The report found that:
- Testing and vaccination sites have been inaccessible, meaning true infection and death rates are likely to be far higher than official figures. PCR tests results can take anywhere from 8-12 hours in Bangladesh to more than two weeks in rural DRC. People cannot leave work at short notice, travel long distances to a vaccination/testing site, and then wait for a long unpredictable period of time. For rural populations and nomadic people in countries like Somalia, this problem is particularly acute. Mobile vaccination and testing is not widespread enough.
- Vaccine supply is still a major problem. Vaccines have been delivered inconsistently and in insufficient numbers, leading to stock fluctuations at vaccination sites. Doses can arrive with little or no notice or information about what kind of vaccine will be delivered or whether they are suitable to conditions in a country. Dr Saeed Mohamood from Somaliland’s Ministry of Health said, “Sometimes we will find out that the Somaliland shipment is on a plane in the air, en route, and we do not know when it’s going to expire and how much resources we will have.”
- Access to antiviral treatments is nonexistent in most countries surveyed. Health Workers on the ground in some countries are not even aware that treatments like Paxlovid exist. Some countries will have access to doses through generics licensing agreements, but that is unlikely to happen this year, meaning the grave inequities experienced with the global vaccine rollout will be repeated with treatments. Peru, among other middle-income countries, is considering overriding patents to secure access.

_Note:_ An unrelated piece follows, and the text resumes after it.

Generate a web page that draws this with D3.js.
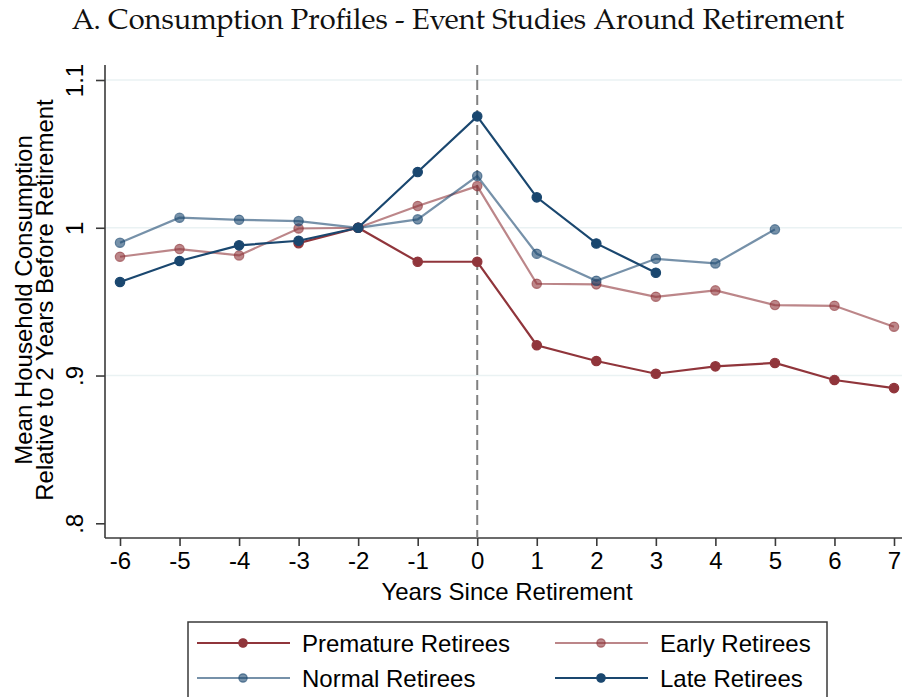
<!DOCTYPE html>
<html>
<head>
<meta charset="utf-8">
<script src="https://cdn.jsdelivr.net/npm/d3@7"></script>
<style>
  body { margin: 0; background: #fff; }
  text { font-family: "Liberation Sans", Arial, sans-serif; }
</style>
</head>
<body>
<svg id="chart" width="902" height="697"></svg>
<script>
// years since retirement
const years = [-6, -5, -4, -3, -2, -1, 0, 1, 2, 3, 4, 5, 6, 7];

// series values (null = not observed)
const premature = [null, null, null, 0.9896, 1.0, 0.977, 0.977, 0.9205, 0.9098, 0.9012, 0.9062, 0.9085, 0.897, 0.8915];
const early = [0.9804, 0.9856, 0.9813, 0.9995, 1.0, 1.0147, 1.0282, 0.9621, 0.9617, 0.9533, 0.9576, 0.9477, 0.9472, 0.933];
const normal = [0.9899, 1.0068, 1.0054, 1.0045, 1.0, 1.0057, 1.035, 0.9824, 0.9641, 0.979, 0.9759, 0.9989, null, null];
const late = [0.9633, 0.9775, 0.9881, 0.9912, 1.0, 1.0377, 1.0754, 1.0206, 0.9894, 0.9696, null, null, null, null];

const yTicks = [0.8, 0.9, 1.0, 1.1];
const yTickLabels = [".8", ".9", "1", "1.1"];
const gridTicks = [0.9, 1.0, 1.1];

const series = [
  { name: "Premature Retirees", values: premature, color: "#90353b", opacity: 1 },
  { name: "Early Retirees", values: early, color: "#90353b", opacity: 0.6 },
  { name: "Normal Retirees", values: normal, color: "#1a476f", opacity: 0.6 },
  { name: "Late Retirees", values: late, color: "#1a476f", opacity: 1 }
];
// draw order: light ones first
const drawOrder = [1, 2, 0, 3];

const svg = d3.select("#chart");

const x = d3.scaleLinear().domain([-6, 7]).range([120, 894]);
const y = d3.scaleLinear().domain([0.8, 1.1]).range([523.3, 80]);

// title
svg.append("text")
  .attr("x", 458).attr("y", 29)
  .attr("text-anchor", "middle")
  .style("font-family", "'TeX Gyre Pagella','Palatino Linotype','Book Antiqua','DejaVu Serif',serif")
  .style("font-size", "29px")
  .attr("fill", "#111")
  .text("A. Consumption Profiles - Event Studies Around Retirement");

// grid
svg.append("g").selectAll("line").data(gridTicks).join("line")
  .attr("x1", 106).attr("x2", 902)
  .attr("y1", d => y(d)).attr("y2", d => y(d))
  .attr("stroke", "#eaf2f3").attr("stroke-width", 1.5);

// axes
const yAxis = d3.axisLeft(y).tickValues(yTicks)
  .tickFormat((d, i) => yTickLabels[i]).tickSize(9).tickPadding(6);
const gy = svg.append("g").attr("transform", "translate(105,0)").call(yAxis);
gy.select(".domain").attr("d", "M0,65V538");
gy.selectAll("line, .domain").attr("stroke", "#3a3a3a").attr("stroke-width", 1.6);
gy.selectAll("text")
  .attr("transform", "translate(-22,0) rotate(-90)")
  .attr("x", 0).attr("y", 0).attr("dy", "0")
  .attr("text-anchor", "middle")
  .style("font-size", "24px").attr("fill", "#000");

const xAxis = d3.axisBottom(x).tickValues(years)
  .tickFormat(d => String(d)).tickSize(8).tickPadding(6);
const gx = svg.append("g").attr("transform", "translate(0,538)").call(xAxis);
gx.select(".domain").attr("d", "M105,0H902");
gx.selectAll("line, .domain").attr("stroke", "#3a3a3a").attr("stroke-width", 1.6);
gx.selectAll("text").style("font-size", "24px").attr("fill", "#000");

// axis titles
svg.append("text")
  .attr("x", 507).attr("y", 600).attr("text-anchor", "middle")
  .style("font-size", "24px").text("Years Since Retirement");
const yt = svg.append("text").attr("transform", "translate(0,300) rotate(-90)")
  .attr("text-anchor", "middle").style("font-size", "24px");
yt.append("tspan").attr("x", 0).attr("y", 32).text("Mean Household Consumption");
yt.append("tspan").attr("x", 0).attr("y", 53).text("Relative to 2 Years Before Retirement");

// reference line at retirement
svg.append("line")
  .attr("x1", x(0)).attr("x2", x(0)).attr("y1", 65).attr("y2", 538)
  .attr("stroke", "#808080").attr("stroke-width", 2)
  .attr("stroke-dasharray", "10,5");

// series
const line = d3.line()
  .defined(d => d.v != null)
  .x(d => x(d.t)).y(d => y(d.v));

drawOrder.forEach(i => {
  const s = series[i];
  const pts = years.map((t, j) => ({ t, v: s.values[j] }));
  const g = svg.append("g");
  g.append("path").datum(pts).attr("d", line)
    .attr("fill", "none").attr("stroke", s.color)
    .attr("stroke-width", 2.2).attr("stroke-opacity", s.opacity);
  g.selectAll("circle").data(pts.filter(d => d.v != null)).join("circle")
    .attr("cx", d => x(d.t)).attr("cy", d => y(d.v)).attr("r", 4.7)
    .attr("fill", s.color).attr("fill-opacity", s.opacity)
    .attr("stroke", s.color).attr("stroke-opacity", s.opacity).attr("stroke-width", 1.2);
});

// legend
const lg = svg.append("g");
lg.append("rect").attr("x", 188).attr("y", 622).attr("width", 639).attr("height", 90)
  .attr("fill", "#fff").attr("stroke", "#3a3a3a").attr("stroke-width", 1.5);
const legendPos = [[197, 643], [555, 643], [197, 678], [555, 678]];
series.forEach((s, i) => {
  const [lx, ly] = legendPos[i];
  lg.append("line").attr("x1", lx).attr("x2", lx + 93).attr("y1", ly).attr("y2", ly)
    .attr("stroke", s.color).attr("stroke-width", 2.2).attr("stroke-opacity", s.opacity);
  lg.append("circle").attr("cx", lx + 46).attr("cy", ly).attr("r", 4.2)
    .attr("fill", s.color).attr("fill-opacity", s.opacity)
    .attr("stroke", s.color).attr("stroke-opacity", s.opacity).attr("stroke-width", 1.2);
  lg.append("text").attr("x", lx + 105).attr("y", ly + 8.5)
    .style("font-size", "24px").attr("fill", "#000").text(s.name);
});
</script>
</body>
</html>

- People cannot access accurate information in a format that is accessible to them, reducing the likelihood of vaccine uptake. Information campaigns are often in the “official language” of former colonisers (e.g. English, French, Spanish), instead of local languages, and use technical terms that are hard to understand. Richard Musisi, Executive Director of MADIPHA in Uganda, said: “When the key vaccinations started, the fact [was] that people could not find access to such information, most of the information was communicated in English, it was not put into local languages”
- A history of colonial oppression and racist medical experimentation mean that people in some areas distrust Western medical products delivered by white doctors and Western aid programs. This has compounded with access issues and a broader distrust in government in certain areas. Building more pharmaceutical manufacturing in lower-income countries could help tackle these perceptions, campaigners say..

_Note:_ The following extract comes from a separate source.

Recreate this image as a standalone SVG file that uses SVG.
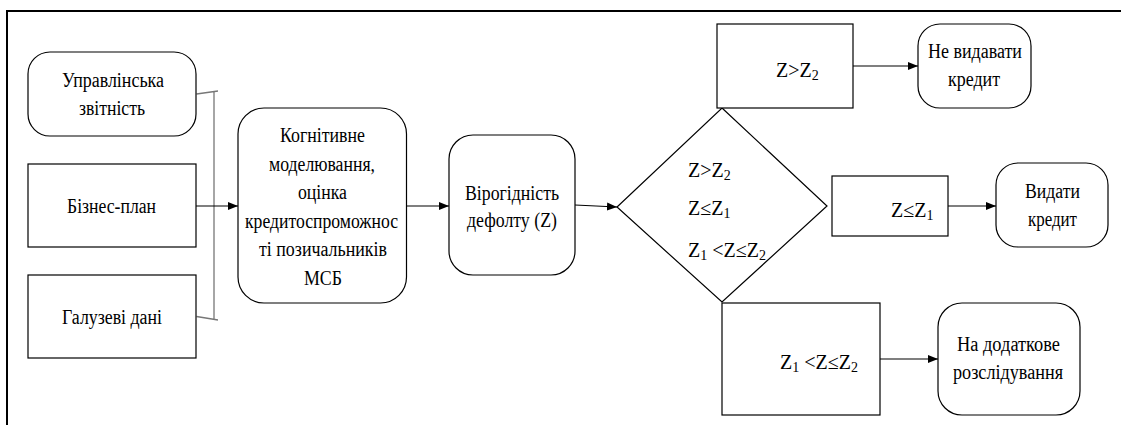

- Oxygen supply planning and financing has been poor. A public health officer at WHO Nigeria told researchers “The Oxygen plant breaks down whenever there’s high demand and it needs upgrading in other wards and further installation of another one with regular maintenance.” Governments need multiyear oxygen supply and infrastructure plans that include national inventories on oxygen infrastructure and technical support, and modified donor requirements that include medical oxygen.

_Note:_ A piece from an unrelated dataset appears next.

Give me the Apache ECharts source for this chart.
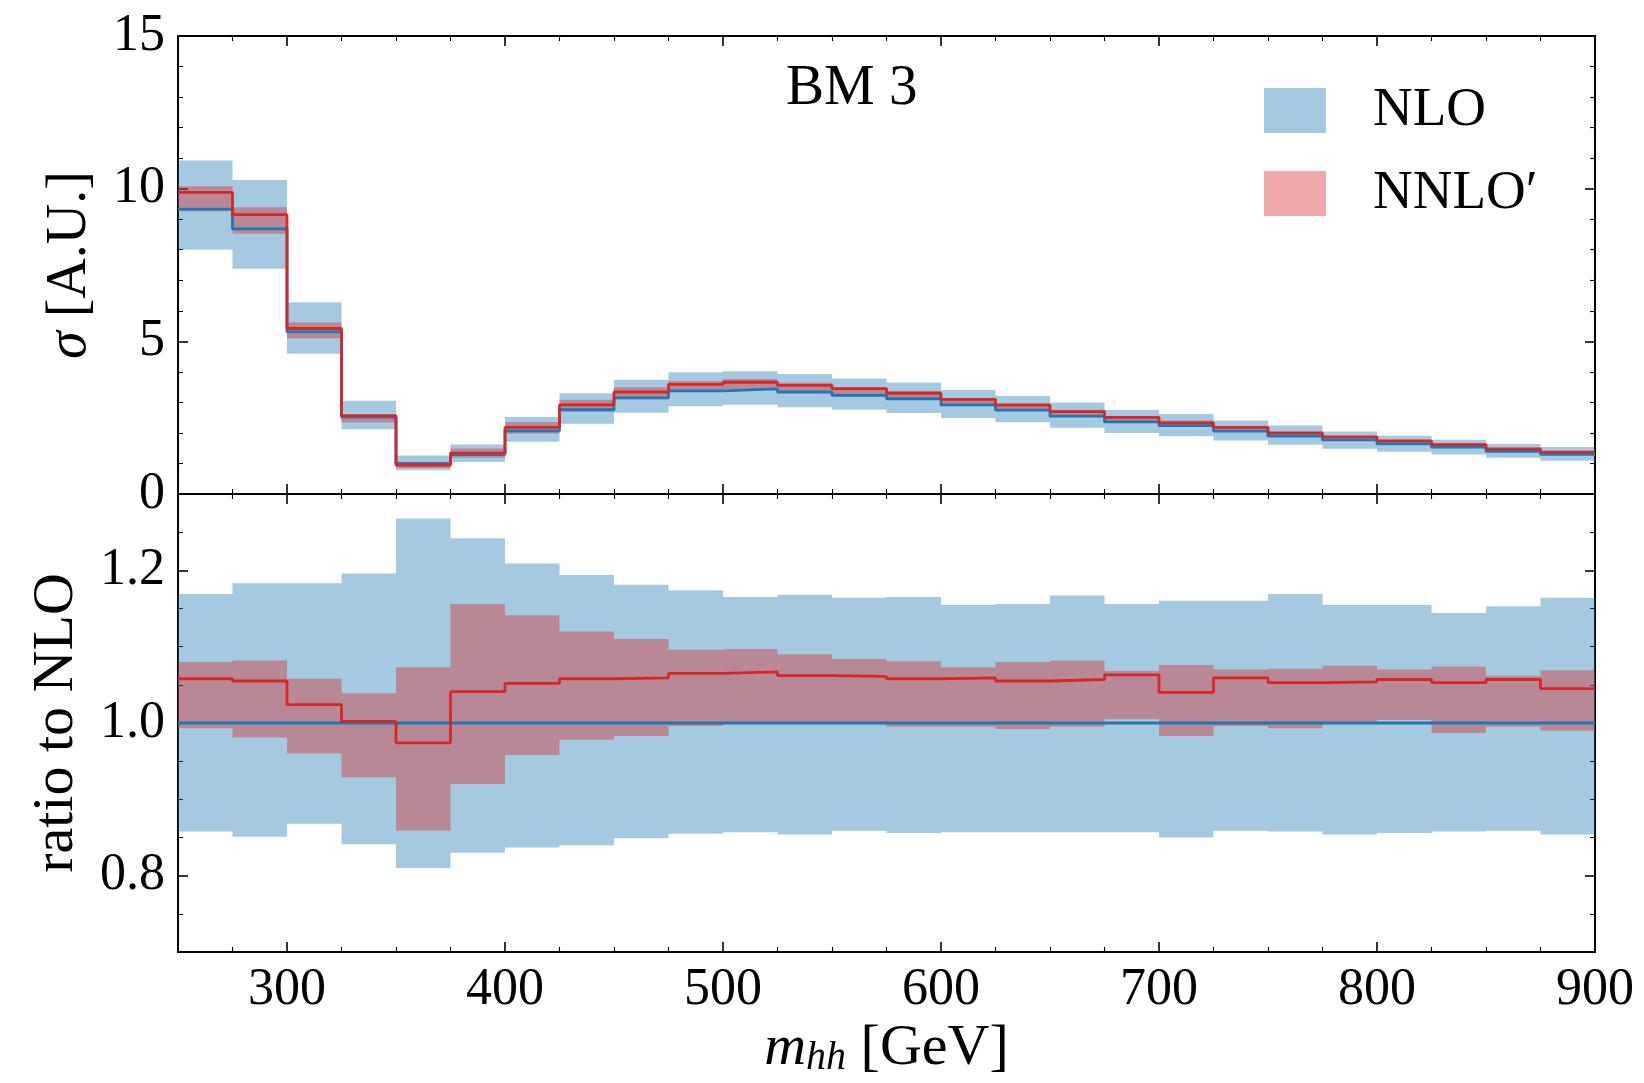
<!DOCTYPE html>
<html>
<head>
<meta charset="utf-8">
<script src="https://cdn.jsdelivr.net/npm/echarts@6/dist/echarts.min.js"></script>
<style>
html,body{margin:0;padding:0;background:#fff;}
#chart{width:1644px;height:1083px;}
</style>
</head>
<body>
<div id="chart"></div>
<script>
// ---------------- data ----------------
const binEdges = [250,275,300,325,350,375,400,425,450,475,500,525,550,575,600,625,650,675,700,725,750,775,800,825,850,875,900];

// upper panel: sigma [A.U.]
const nloCentral = [9.33,8.68,5.31,2.52,0.99,1.29,2.07,2.76,3.15,3.38,3.44,3.34,3.23,3.12,2.92,2.75,2.55,2.36,2.24,2.06,1.90,1.77,1.64,1.54,1.40,1.30];
const nloHigh    = [10.92,10.28,6.28,3.05,1.26,1.62,2.52,3.30,3.74,3.99,4.02,3.93,3.78,3.65,3.41,3.21,3.00,2.75,2.62,2.41,2.24,2.05,1.91,1.78,1.64,1.54];
const nloLow     = [8.00,7.38,4.59,2.12,0.78,1.05,1.71,2.30,2.66,2.87,2.92,2.84,2.76,2.65,2.49,2.35,2.17,2.00,1.89,1.75,1.61,1.48,1.38,1.29,1.19,1.09];
const nnloCentral= [9.88,9.15,5.42,2.56,0.95,1.34,2.18,2.92,3.34,3.59,3.66,3.56,3.45,3.30,3.10,2.91,2.70,2.51,2.33,2.18,2.00,1.87,1.74,1.62,1.48,1.37];
const nnloHigh   = [10.08,9.39,5.62,2.62,1.06,1.49,2.36,3.09,3.50,3.70,3.77,3.64,3.50,3.37,3.13,2.97,2.76,2.52,2.41,2.20,2.03,1.90,1.75,1.65,1.49,1.39];
const nnloLow    = [9.26,8.52,5.10,2.34,0.85,1.19,1.98,2.70,3.10,3.37,3.44,3.34,3.23,3.10,2.91,2.73,2.54,2.37,2.20,2.05,1.89,1.77,1.65,1.52,1.39,1.29];

// lower panel: ratio to NLO
const nloRatioCentral = [1,1,1,1,1,1,1,1,1,1,1,1,1,1,1,1,1,1,1,1,1,1,1,1,1,1];
const nloRatioHigh = [1.169,1.183,1.183,1.196,1.268,1.242,1.209,1.194,1.181,1.174,1.165,1.168,1.164,1.165,1.155,1.156,1.167,1.156,1.160,1.160,1.169,1.155,1.155,1.144,1.153,1.164];
const nloRatioLow  = [0.858,0.851,0.868,0.841,0.810,0.830,0.837,0.840,0.849,0.855,0.857,0.854,0.859,0.856,0.857,0.857,0.857,0.857,0.850,0.859,0.858,0.854,0.856,0.858,0.859,0.854];
const nnloRatioCentral = [1.058,1.055,1.024,1.002,0.974,1.041,1.052,1.058,1.059,1.065,1.067,1.062,1.061,1.058,1.059,1.055,1.057,1.063,1.040,1.059,1.053,1.054,1.057,1.053,1.057,1.045];
const nnloRatioHigh = [1.080,1.082,1.058,1.039,1.073,1.156,1.141,1.120,1.110,1.096,1.097,1.090,1.084,1.081,1.073,1.080,1.082,1.068,1.076,1.070,1.071,1.075,1.070,1.074,1.062,1.069];
const nnloRatioLow  = [0.993,0.981,0.960,0.929,0.859,0.920,0.958,0.978,0.983,0.996,0.999,0.999,1.000,0.995,0.995,0.992,0.995,1.005,0.983,0.996,0.993,1.000,1.004,0.987,0.995,0.990];

// ticks / labels
const xMajorTicks = [300,400,500,600,700,800,900];
const xMinorTicks = [275,325,350,375,425,450,475,525,550,575,625,650,675,725,750,775,825,850,875];
const xTickLabels = [300,400,500,600,700,800,900];
const ratioMajorTicks = [0.8,1.0,1.2];
const ratioMinorTicks = [0.75,0.85,0.9,0.95,1.05,1.1,1.15,1.25];
const ratioTickLabels = [0.8,1.0,1.2];

const seriesNames = { nlo: 'NLO', nnlo: 'NNLO\u2032' };
const panelTitle = 'BM 3';

// ---------------- styling ----------------
const FONT = 'Liberation Serif';
const BLUE = '#1f77b4', RED = '#d62728';
const BLUE_FILL = 'rgba(31,119,180,0.4)', RED_FILL = 'rgba(214,39,40,0.4)';
const TICK_FS = 52;

function xAxisDef(grid, pos, ticks, len, labels, extra) {
  return Object.assign({
    type: 'value', gridIndex: grid, position: pos, min: 250, max: 900,
    axisLine: { show: true, onZero: false, lineStyle: { color: '#000', width: 2 } },
    axisTick: { show: true, inside: true, length: len, customValues: ticks,
                lineStyle: { color: '#000', width: len > 6 ? 1.6 : 1.1 } },
    axisLabel: labels ? { show: true, customValues: labels, fontSize: TICK_FS, fontFamily: FONT, color: '#000', margin: 12 }
                      : { show: false },
    splitLine: { show: false }, minorTick: { show: false }, axisPointer: { show: false }
  }, extra || {});
}
function yTopDef(pos, showLabels, extra) {
  return Object.assign({
    type: 'value', gridIndex: 0, position: pos, min: 0, max: 15, interval: 5,
    axisLine: { show: true, onZero: false, lineStyle: { color: '#000', width: 2 } },
    axisTick: { show: true, inside: true, length: 10, lineStyle: { color: '#000', width: 1.6 } },
    minorTick: { show: true, splitNumber: 5, length: 5, lineStyle: { color: '#000', width: 1.1 } },
    axisLabel: showLabels ? { show: true, fontSize: TICK_FS, fontFamily: FONT, color: '#000', margin: 13 } : { show: false },
    splitLine: { show: false }, minorSplitLine: { show: false }
  }, extra || {});
}
function yBotDef(pos, ticks, len, labels, extra) {
  return Object.assign({
    type: 'value', gridIndex: 1, position: pos, min: 0.7, max: 1.3,
    axisLine: { show: true, onZero: false, lineStyle: { color: '#000', width: 2 } },
    axisTick: { show: true, inside: true, length: len, customValues: ticks,
                lineStyle: { color: '#000', width: len > 6 ? 1.6 : 1.1 } },
    axisLabel: labels ? { show: true, customValues: labels, fontSize: TICK_FS, fontFamily: FONT, color: '#000', margin: 13,
                          formatter: v => Number(v).toFixed(1) } : { show: false },
    splitLine: { show: false }, minorTick: { show: false }
  }, extra || {});
}

function band(name, xi, yi, lo, hi, color) {
  return {
    type: 'custom', name: name, xAxisIndex: xi, yAxisIndex: yi,
    coordinateSystem: 'cartesian2d', clip: true, silent: true,
    itemStyle: { color: color },
    data: [[binEdges[0], lo[0]]],
    encode: { x: 0, y: 1 },
    renderItem: function (params, api) {
      const top = [], bot = [];
      for (let i = 0; i < lo.length; i++) {
        top.push(api.coord([binEdges[i], hi[i]]), api.coord([binEdges[i + 1], hi[i]]));
        bot.push(api.coord([binEdges[i], lo[i]]), api.coord([binEdges[i + 1], lo[i]]));
      }
      return { type: 'polygon', shape: { points: top.concat(bot.reverse()) }, style: { fill: color } };
    }
  };
}
function stepLine(name, xi, yi, vals, color) {
  const pts = vals.map((v, i) => [binEdges[i], v]);
  pts.push([binEdges[vals.length], vals[vals.length - 1]]);
  return { type: 'line', name: name, xAxisIndex: xi, yAxisIndex: yi, step: 'end', data: pts,
           symbol: 'none', silent: true, clip: true,
           lineStyle: { color: color, width: 2.8 }, itemStyle: { color: color } };
}

const chart = echarts.init(document.getElementById('chart'), null, { renderer: 'canvas' });
chart.setOption({
  animation: false,
  backgroundColor: '#fff',
  title: {
    text: panelTitle, left: 786, top: 61, padding: 0,
    textStyle: { fontFamily: FONT, fontSize: 57, fontWeight: 'normal', color: '#000' }
  },
  legend: {
    orient: 'vertical', left: 1264, top: 83, padding: 0,
    itemWidth: 62, itemHeight: 45, itemGap: 28, selectedMode: false,
    data: [
      { name: seriesNames.nlo, icon: 'rect', itemStyle: { color: BLUE_FILL } },
      { name: seriesNames.nnlo, icon: 'rect', itemStyle: { color: RED_FILL } }
    ],
    textStyle: { fontFamily: FONT, fontSize: 55, color: '#000', lineHeight: 45, padding: [0, 0, 0, 42] }
  },
  grid: [
    { left: 178, top: 36, width: 1417, height: 458 },
    { left: 178, top: 494, width: 1417, height: 458 }
  ],
  xAxis: [
    xAxisDef(0, 'bottom', xMajorTicks, 10, null),
    xAxisDef(0, 'bottom', xMinorTicks, 5, null),
    xAxisDef(0, 'top', xMajorTicks, 10, null),
    xAxisDef(0, 'top', xMinorTicks, 5, null),
    xAxisDef(1, 'bottom', xMajorTicks, 10, xTickLabels, {
      name: '{m|m}{s|hh}{t| [GeV]}', nameLocation: 'middle', nameGap: 68,
      nameTextStyle: { fontFamily: FONT, color: '#000', rich: {
        m: { fontFamily: FONT, fontStyle: 'italic', fontSize: 58, lineHeight: 58 },
        s: { fontFamily: FONT, fontStyle: 'italic', fontSize: 40, lineHeight: 28, verticalAlign: 'bottom' },
        t: { fontFamily: FONT, fontSize: 58, lineHeight: 58 }
      } }
    }),
    xAxisDef(1, 'bottom', xMinorTicks, 5, null),
    xAxisDef(1, 'top', xMajorTicks, 10, null),
    xAxisDef(1, 'top', xMinorTicks, 5, null)
  ],
  yAxis: [
    yTopDef('left', true, {
      name: '{i|\u03c3} [A.U.]', nameLocation: 'middle', nameGap: 80, nameRotate: 90,
      nameTextStyle: { fontFamily: FONT, fontSize: 56, color: '#000', rich: {
        i: { fontFamily: FONT, fontStyle: 'italic', fontSize: 56 } } }
    }),
    yTopDef('right', false),
    yBotDef('left', ratioMajorTicks, 10, ratioTickLabels, {
      name: 'ratio to NLO', nameLocation: 'middle', nameGap: 92, nameRotate: 90,
      nameTextStyle: { fontFamily: FONT, fontSize: 58, color: '#000' }
    }),
    yBotDef('left', ratioMinorTicks, 5, null),
    yBotDef('right', ratioMajorTicks, 10, null),
    yBotDef('right', ratioMinorTicks, 5, null)
  ],
  series: [
    band(seriesNames.nlo, 0, 0, nloLow, nloHigh, BLUE_FILL),
    band(seriesNames.nnlo, 0, 0, nnloLow, nnloHigh, RED_FILL),
    stepLine('NLO central', 0, 0, nloCentral, BLUE),
    stepLine('NNLO central', 0, 0, nnloCentral, RED),
    band(seriesNames.nlo, 4, 2, nloRatioLow, nloRatioHigh, BLUE_FILL),
    band(seriesNames.nnlo, 4, 2, nnloRatioLow, nnloRatioHigh, RED_FILL),
    stepLine('NLO ratio', 4, 2, nloRatioCentral, BLUE),
    stepLine('NNLO ratio', 4, 2, nnloRatioCentral, RED)
  ]
});
</script>
</body>
</html>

- Essential community health workers often go unpaid. Vuyiseka Dubula, former head of the Treatment Action Campaign, described the erratic and sometimes non-existent payment as “a form of modern day slavery”. In DRC, nurses in North Kivu earn just US$80 per month, and some reported not having been paid since the beginning of the pandemic. A clinician in Haiti, Dr Marie Delcarme Petit-Homme, told researchers “Sometimes doctors and nurses can go 6 months, a year without receiving remuneration. Lower bands have it worse, they don’t really have access to remuneration. Sometimes we are forced to leave the country if we want a better pay.”